Last week at Truthout Lucinda Marshall raised the topic of the reproductive health impacts of the BP oil spill. We don’t know all the chemicals in the oil and dispersants, but what we do know already contains some pretty disturbing information. Benzene, a common ingredient in oil, may impair fertility. As for the dispersants:
Corexit, the dispersant that is being used by BP contains 2ButoxyEthanol, which “may damage the developing fetus. There is limited evidence that 2-Butoxy Ethanol may damage the male reproductive system (including decreasing the sperm count) in animals and may affect female fertility in animals,” according to the safety sheet.
Marshall followed up the original article with a blog post detailing new information that’s come out about the chemicals used. BP is still trying to reveal as little as possible, but there are definitely toxic substances included, some of which are known to have reproductive health impacts.
The effects of dumping toxins into the Gulf of Mexico are being felt first by people who live and work on the coast, including clean up workers. Folks in this area will likely feel the worst of the spill’s impact for a while. But toxins will of course move into our food after becoming part of the aquatic food chain. They’ll be spread through weather, too, including acid rain as Marshall points out.

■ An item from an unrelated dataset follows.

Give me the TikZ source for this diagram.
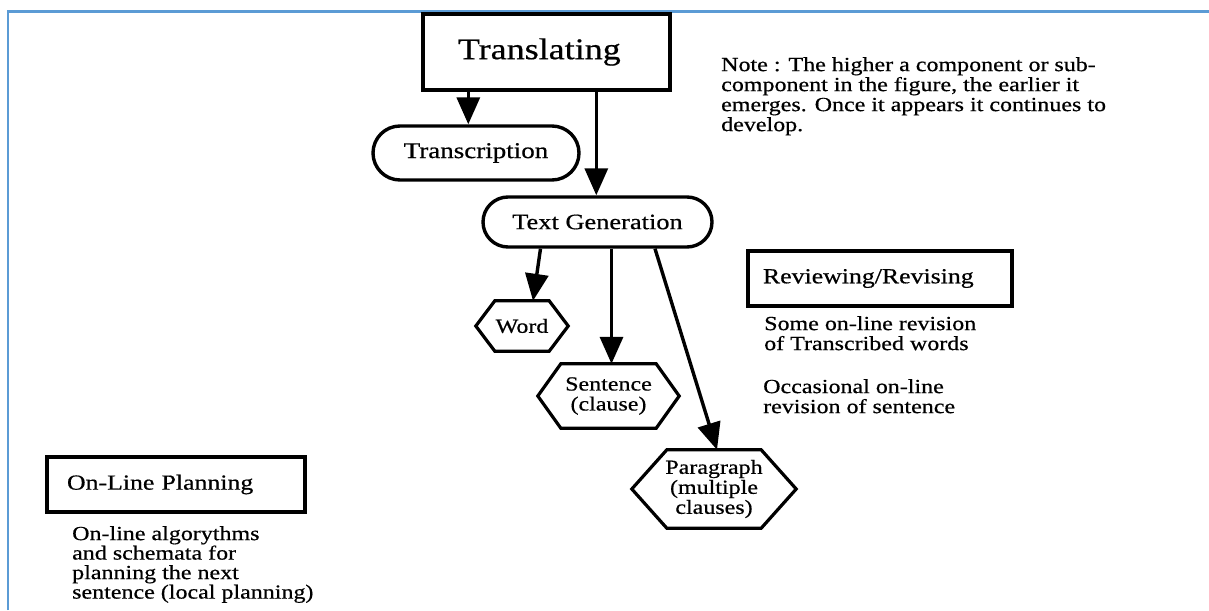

It’s hard to overstate the devastating environmental impact of the BP spill. One of the results of the spill will be negative reproductive health impacts. I’m very grateful Marshall’s doing the hard work of raising this topic and trying to find answers. We need a lot more information from BP to understand the devastation they’ve caused. And we need to keep paying attention to every aspect of the spill and its aftermath, including the link here between environmental degradation and reproductive oppression, which is being caused by the spill.